## AIM OF THE EXERCISE
Some lines of these records may hold the word "this"; state how many, using only the number.

## THE INPUT
--

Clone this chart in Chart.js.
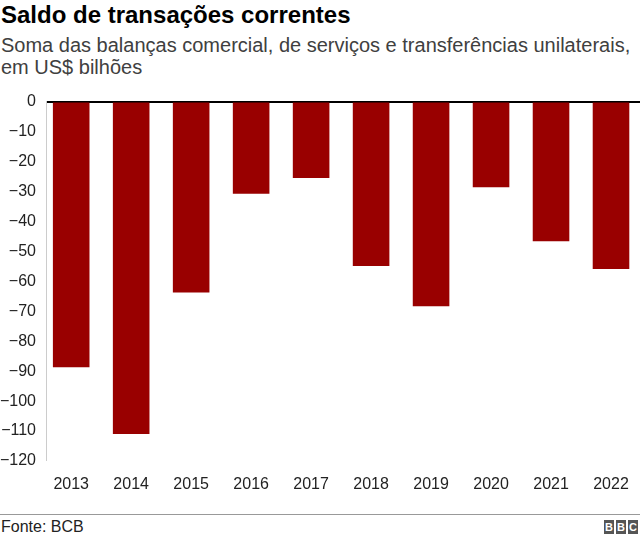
<!DOCTYPE html>
<html>
<head>
<meta charset="utf-8">
<script src="https://cdn.jsdelivr.net/npm/chart.js@4"></script>
<style>
  body { margin: 0; width: 640px; height: 542px; background: #fff; font-family: "Liberation Sans", Arial, sans-serif; position: relative; overflow: hidden; }
  #title { position: absolute; left: 1px; top: 1px; font-size: 24px; font-weight: bold; color: #000; }
  #subtitle { position: absolute; left: 1px; top: 34px; font-size: 20px; line-height: 22px; color: #404040; width: 640px; }
  #wrap { position: absolute; left: 0; top: 82px; width: 641px; height: 420px; }
  #rule { position: absolute; left: 0; top: 514px; width: 640px; height: 1px; background: #999; }
  #source { position: absolute; left: 1px; top: 518px; font-size: 16px; color: #222; }
  #logo { position: absolute; right: 2px; top: 520px; display: flex; gap: 2px; }
  #logo span { width: 10px; height: 14px; background: #555; color: #fff; font-size: 11px; font-weight: bold; text-align: center; line-height: 14px; }
</style>
</head>
<body>
<div id="title">Saldo de transações correntes</div>
<div id="subtitle">Soma das balanças comercial, de serviços e transferências unilaterais, em US$ bilhões</div>
<div id="wrap"><canvas id="chart"></canvas></div>
<div id="rule"></div>
<div id="source">Fonte: BCB</div>
<div id="logo"><span>B</span><span>B</span><span>C</span></div>
<script>
const years = ['2013', '2014', '2015', '2016', '2017', '2018', '2019', '2020', '2021', '2022'];
const saldo = [-88.7, -111.0, -63.7, -30.8, -25.5, -54.9, -68.3, -28.6, -46.6, -55.9];
const yMin = -120;
const yMax = 0;
const yStep = 10;

Chart.defaults.font.family = '"Liberation Sans", Arial, sans-serif';

const points = saldo.map((v, i) => ({ x: i, y: v }));

const ctx = document.getElementById('chart').getContext('2d');
const chart = new Chart(ctx, {
  type: 'bar',
  data: {
    datasets: [{
      data: points,
      backgroundColor: '#990000',
      borderWidth: 0,
      categoryPercentage: 1,
      barPercentage: 0.61,
    }]
  },
  options: {
    responsive: true,
    maintainAspectRatio: false,
    animation: false,
    layout: { padding: { top: 8, right: 0, left: 0, bottom: 0 } },
    plugins: { legend: { display: false }, tooltip: { enabled: false } },
    scales: {
      x: {
        type: 'linear',
        offset: false,
        min: -0.42,
        max: 9.5,
        grid: { display: false },
        border: { display: false },
        ticks: {
          color: '#222',
          font: { size: 16 },
          padding: 6,
          maxRotation: 0,
          autoSkip: false,
          callback: (v) => years[v]
        },
        afterBuildTicks: (scale) => { scale.ticks = years.map((y, i) => ({ value: i })); },
        afterFit: (scale) => { scale.height = 41; }
      },
      y: {
        min: yMin,
        max: yMax,
        grid: {
          drawTicks: false,
          color: (c) => c.tick && c.tick.value === 0 ? '#000' : 'rgba(0,0,0,0)',
          lineWidth: (c) => c.tick && c.tick.value === 0 ? 2 : 0,
        },
        border: { display: true, color: '#ccc', width: 1 },
        ticks: {
          stepSize: yStep,
          color: '#222',
          font: { size: 16 },
          padding: 10,
          callback: (v) => v < 0 ? '\u2212' + Math.abs(v) : String(v)
        },
        afterFit: (scale) => { scale.width = 46; }
      }
    }
  }
});
</script>
</body>
</html>
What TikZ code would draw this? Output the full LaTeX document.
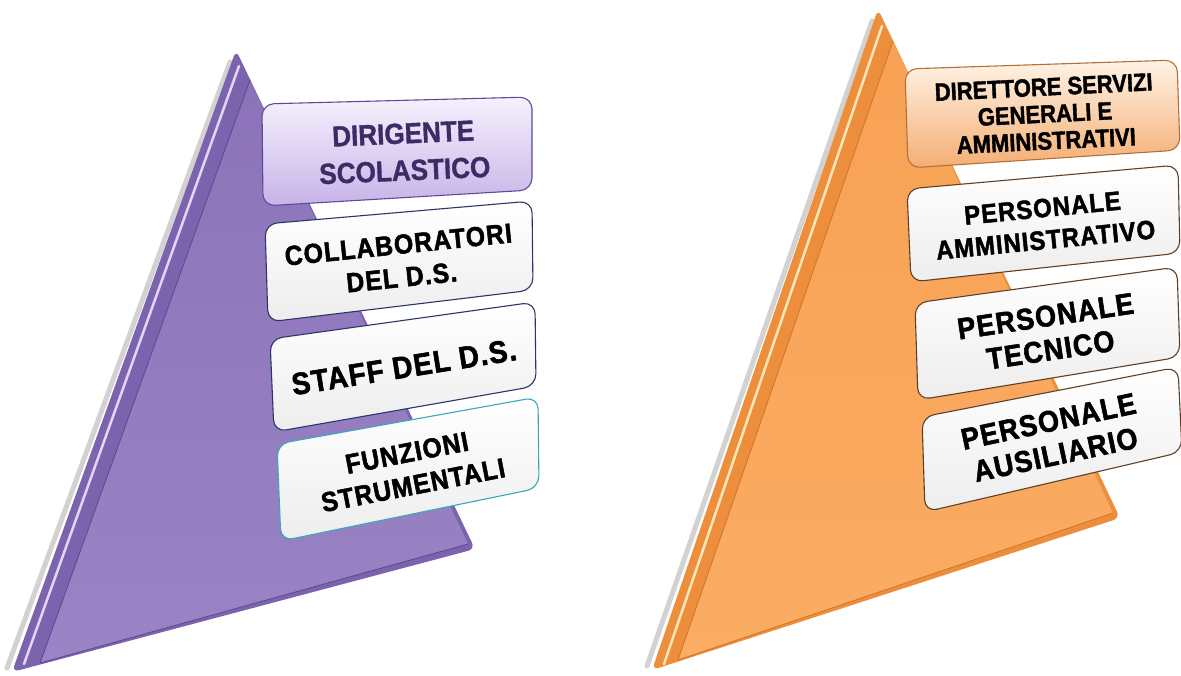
\documentclass[tikz,border=0pt]{standalone}
\usepackage{fontspec}
\setmainfont{Liberation Sans}
\newfontfamily\boxfont[FakeBold=1.8,FakeStretch=0.9,LetterSpace=4]{Liberation Sans}
\newfontfamily\headfont[FakeBold=1.2,FakeStretch=0.9]{Liberation Sans}
\newfontfamily\narrowfont[FakeStretch=0.88,FakeBold=1.5]{Liberation Sans}
\definecolor{pside}{HTML}{7C63AE}
\definecolor{pface}{HTML}{8C73B9}
\definecolor{pfaceb}{HTML}{9A84C5}
\definecolor{pdark}{HTML}{5C4890}
\definecolor{plight}{HTML}{E2D6F8}
\definecolor{oside}{HTML}{EC8E3C}
\definecolor{oface}{HTML}{F7A154}
\definecolor{ofaceb}{HTML}{FBAD64}
\definecolor{odark}{HTML}{CF7426}
\definecolor{olight}{HTML}{FFE6B8}
\definecolor{navyb}{HTML}{2B3566}
\definecolor{tealb}{HTML}{3AA8B8}
\definecolor{brownb}{HTML}{5E4028}
\definecolor{lavtop}{HTML}{F6F1FD}
\definecolor{lavbot}{HTML}{C7B3E8}
\definecolor{lavborder}{HTML}{5C4C96}
\definecolor{lavtext}{HTML}{3D2B66}
\definecolor{peachtop}{HTML}{FFF3E6}
\definecolor{peachbot}{HTML}{F4AE72}
\definecolor{peachborder}{HTML}{B27038}
\begin{document}
\begin{tikzpicture}[x=1pt,y=-1pt,
  wbox/.style={rounded corners=12pt, line width=1.1pt, top color=white, bottom color=black!7},
  pnavy/.style={wbox, draw=navyb},
  pteal/.style={wbox, draw=tealb},
  obrown/.style={wbox, draw=brownb},
  lavbox/.style={rounded corners=12pt, line width=1.1pt, draw=lavborder, top color=lavtop, bottom color=lavbot},
  peachbox/.style={rounded corners=12pt, line width=1.1pt, draw=peachborder, top color=peachtop, bottom color=peachbot},
  txt/.style={align=center, inner sep=0pt, text=black},
  tamm/.style={txt, font={\boxfont\bfseries\fontsize{26.5}{32}\selectfont}},
  tcoll/.style={txt, font={\boxfont\bfseries\fontsize{27.5}{33}\selectfont}},
  tstaff/.style={txt, font={\boxfont\bfseries\fontsize{31}{34}\selectfont}},
  tpers/.style={txt, font={\boxfont\bfseries\fontsize{30}{34}\selectfont}},
  thead/.style={txt, font={\headfont\bfseries\fontsize{29}{37}\selectfont}},
  tnarrow/.style={txt, font={\narrowfont\bfseries\fontsize{25}{27}\selectfont}}
]
\useasboundingbox (0,0) rectangle (1181,675);
\fill[white] (0,0) rectangle (1181,675);

% ---------- purple triangle ----------
\coordinate (pA) at (236,50);
\coordinate (pL) at (12,672);
\coordinate (pR) at (475,549);
\coordinate (pfA) at (250,80);
\coordinate (pfL) at (40,663);
\coordinate (pfR) at (468,544);
\draw[black!35, opacity=0.5, line width=5pt, line cap=round] (230,62) -- (7,668);
\fill[pside, rounded corners=7pt] (pA) -- (pL) -- (pR) -- cycle;
\draw[plight, line width=2.5pt, line cap=round] (239,66) -- (24,664);
\path[top color=pface, bottom color=pfaceb] (pfA) -- (pfL) -- (pfR) -- cycle;
\draw[pdark, line width=0.8pt] (pfA) -- (pfL) -- (pfR);

% ---------- orange triangle ----------
\coordinate (oA) at (878,9);
\coordinate (oL) at (652,670);
\coordinate (oR) at (1120,518);
\coordinate (ofA) at (893,41);
\coordinate (ofL) at (678,660);
\coordinate (ofR) at (1113,513);
\draw[black!35, opacity=0.5, line width=5pt, line cap=round] (872,21) -- (647,666);
\fill[oside, rounded corners=7pt] (oA) -- (oL) -- (oR) -- cycle;
\draw[olight, line width=2.5pt, line cap=round] (882,26) -- (664,664);
\path[top color=oface, bottom color=ofaceb] (ofA) -- (ofL) -- (ofR) -- cycle;
\draw[odark, line width=0.8pt] (ofA) -- (ofL) -- (ofR);

% ---------- purple boxes ----------
\path[lavbox] (262,104) -- (532,97) -- (532,190) -- (263,206) -- cycle;
\node[thead, text=lavtext, rotate=2.5] (dir) at (404,152) {DIRIGENTE\\SCOLASTICO};

\path[pnavy] (265,224) -- (532,201) -- (533,290) -- (268,322) -- cycle;
\node[tcoll, rotate=5.9] (coll) at (400,261) {COLLABORATORI\\DEL D.S.};

\path[pnavy] (270,339) -- (535,302) -- (536,386) -- (274,432) -- cycle;
\node[tstaff, rotate=9] (staff) at (404,367) {STAFF DEL D.S.};

\path[pteal] (277,444) -- (538,397) -- (539,488) -- (281,541) -- cycle;
\node[tcoll, rotate=11] (funz) at (410,469) {FUNZIONI\\STRUMENTALI};

% ---------- orange boxes ----------
\path[peachbox] (905,69) -- (1177,60) -- (1180,150) -- (908,168) -- cycle;
\node[tnarrow, rotate=2.8] (dsga) at (1045,114) {DIRETTORE SERVIZI\\GENERALI E\\AMMINISTRATIVI};

\path[obrown] (907,189) -- (1178,165) -- (1180,253) -- (911,282) -- cycle;
\node[tamm, rotate=5.6] (amm) at (1044,224) {PERSONALE\\AMMINISTRATIVO};

\path[obrown] (915,303) -- (1177,267) -- (1180,357) -- (918,400) -- cycle;
\node[tpers, rotate=8.5] (tec) at (1048,333) {PERSONALE\\TECNICO};

\path[obrown] (922,417) -- (1178,367) -- (1182,452) -- (925,512) -- cycle;
\node[tpers, rotate=12] (aus) at (1052,438) {PERSONALE\\AUSILIARIO};
\end{tikzpicture}
\end{document}
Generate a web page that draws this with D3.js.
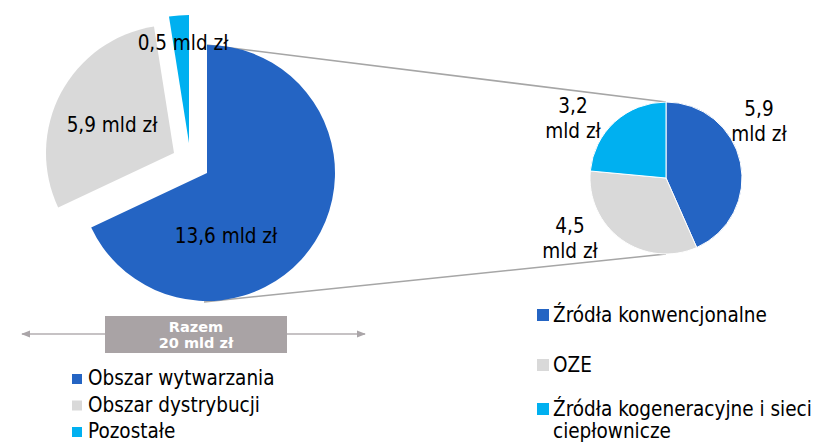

--

## TASK RESULT
3